CSX expects most of the estimated 2 million containers passing through the North Baltimore terminal annually to transfer from one train to another. Cargo arriving on trains from ocean ports will be sorted into new trains destined for cities including Detroit, Columbus, Cincinnati, Cleveland, Indianapolis, St. Louis, and Chicago.
But it says about 20,000 shipments will be trucked to or from local markets such as Toledo, Findlay, Napoleon, and Fostoria during the first year of operations -- local business that is forecast to grow.
"This is a really big deal, and not just for Wood County. This is going to be helpful to the region, and to the whole United States," Wood County Commissioner James Carter said.
"It's going to be a big shot in the arm for northwest Ohio," said Bob Armstrong of Maumee, retired from a logistics-related job with Bostwick-Braun. "The ripple effect is going to be something else."

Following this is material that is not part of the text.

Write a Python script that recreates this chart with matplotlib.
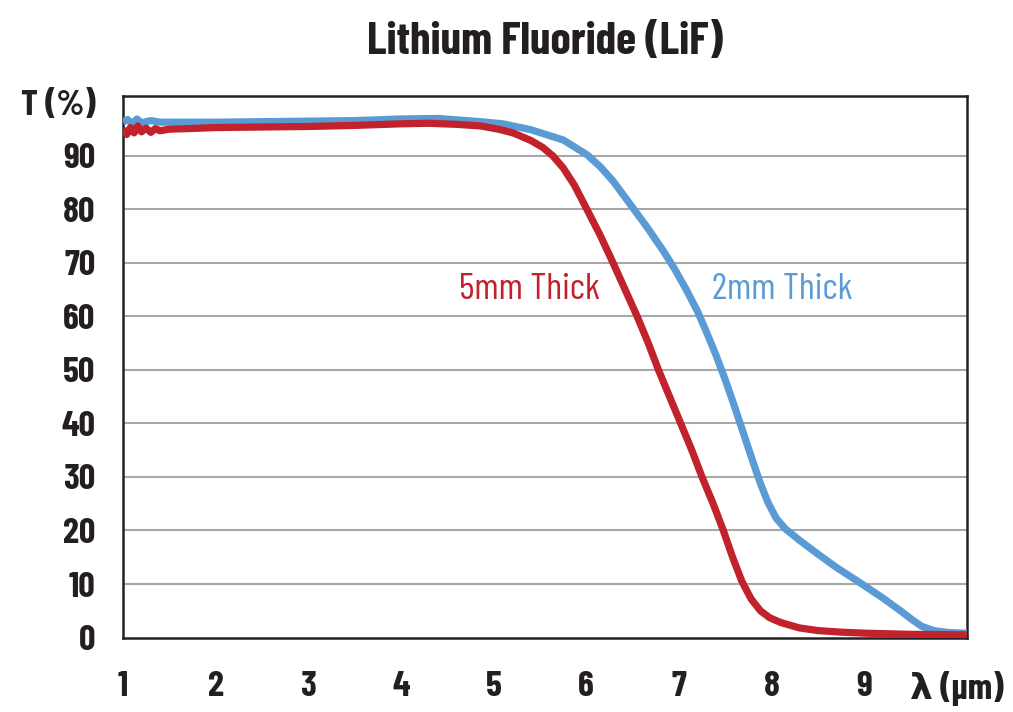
import matplotlib
matplotlib.use('Agg')
import matplotlib.pyplot as plt

# wavelength (um) vs transmission (%)
x_5mm = [1.0, 1.04, 1.08, 1.12, 1.16, 1.2, 1.25, 1.3, 1.35, 1.4, 1.5, 1.7, 2.0, 2.5, 3.0,
         3.5, 4.0, 4.3, 4.6, 4.86, 5.05, 5.21, 5.4, 5.53, 5.64, 5.75, 5.87, 5.99, 6.15,
         6.29, 6.42, 6.55, 6.67, 6.78, 6.9, 7.02, 7.14, 7.25, 7.37, 7.48, 7.58, 7.68,
         7.78, 7.88, 7.98, 8.1, 8.3, 8.5, 8.75, 9.03, 9.5, 10.11]
t_5mm = [95.0, 94.0, 95.3, 94.3, 95.6, 94.5, 95.2, 94.4, 95.1, 94.7, 95.0, 95.1, 95.3, 95.4, 95.5,
         95.7, 96.0, 96.1, 95.9, 95.6, 95.0, 94.3, 92.9, 91.6, 90.0, 87.8, 84.6, 80.6, 75.2,
         70.0, 65.0, 60.0, 55.0, 50.0, 45.0, 40.0, 35.0, 30.0, 25.0, 20.0, 15.0, 10.5,
         7.2, 5.0, 3.7, 2.8, 1.8, 1.3, 1.0, 0.8, 0.6, 0.5]

x_2mm = [1.0, 1.05, 1.1, 1.15, 1.2, 1.3, 1.4, 1.6, 2.0, 2.5, 3.0, 3.5, 4.0, 4.4, 4.86, 5.1,
         5.4, 5.75, 6.01, 6.15, 6.29, 6.46, 6.66, 6.83, 6.95, 7.08, 7.2, 7.3, 7.4, 7.5,
         7.6, 7.7, 7.8, 7.88, 7.96, 8.05, 8.15, 8.3, 8.5, 8.7, 8.95, 9.2, 9.4, 9.52,
         9.62, 9.75, 9.9, 10.11]
t_2mm = [96.3, 96.8, 96.0, 96.9, 96.2, 96.6, 96.3, 96.3, 96.3, 96.4, 96.5, 96.6, 96.9, 97.0, 96.4, 96.0,
         94.9, 93.0, 90.2, 88.0, 85.3, 81.3, 76.6, 72.3, 69.0, 65.0, 61.0, 57.0, 52.8, 48.2,
         43.2, 38.0, 32.8, 28.8, 25.3, 22.3, 20.3, 18.2, 15.6, 13.1, 10.3, 7.4, 4.9, 3.3,
         2.1, 1.3, 0.95, 0.8]

x_ticks = [1, 2, 3, 4, 5, 6, 7, 8, 9, 10]
x_labels = ['1', '2', '3', '4', '5', '6', '7', '8', '9', 'λ (μm)']
y_ticks = [0, 10, 20, 30, 40, 50, 60, 70, 80, 90, 100]
y_labels = ['0', '10', '20', '30', '40', '50', '60', '70', '80', '90', 'T (%)']

red = '#C1222B'
blue = '#5B9BD5'
dark = '#231F20'
fonts = ['Barlow Condensed', 'DejaVu Sans']

fig = plt.figure(figsize=(10.13, 7.12), dpi=100)
ax = fig.add_axes([0.1214, 0.1046, 0.8332, 0.7606])

ax.plot(x_2mm, t_2mm, color=blue, lw=5.2, solid_capstyle='butt', solid_joinstyle='round', zorder=3)
ax.plot(x_5mm, t_5mm, color=red, lw=5.2, solid_capstyle='butt', solid_joinstyle='round', zorder=4)

ax.set_xlim(1, 10.11)
ax.set_ylim(0, 101.2)

for v in y_ticks[1:-1]:
    ax.axhline(v, color='#A8A8A8', lw=1.5, zorder=1)

ax.set_xticks(x_ticks)
ax.set_xticklabels(x_labels, family=fonts, fontweight='bold', fontsize=26, color=dark)
ax.set_yticks(y_ticks)
ax.set_yticklabels(y_labels, family=fonts, fontweight='bold', fontsize=26, color=dark)
ax.tick_params(axis='x', length=0, pad=24)
ax.tick_params(axis='y', length=0, pad=20)

for s in ax.spines.values():
    s.set_linewidth(1.8)
    s.set_color('#222222')

ax.text(6.15, 65, '5mm Thick', color=red, fontsize=27, family=fonts, ha='right', va='center')
ax.text(7.36, 65, '2mm Thick', color=blue, fontsize=27, family=fonts, ha='left', va='center')

ax.set_title('Lithium Fluoride (LiF)', family=fonts, fontweight='bold', fontsize=33,
             color=dark, pad=30)

fig.savefig('out.png', dpi=100)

Tony Reams, executive director of the Toledo Metropolitan Area Council of Governments, predicted growth of "value-added" businesses near the terminal, such as light assembly plants, along with warehouse and distribution firms.
Paul Toth, the Toledo-Lucas County Port Authority's president, said his agency will pursue opportunities to link Toledo's port with the North Baltimore terminal, whether by trucking or rail.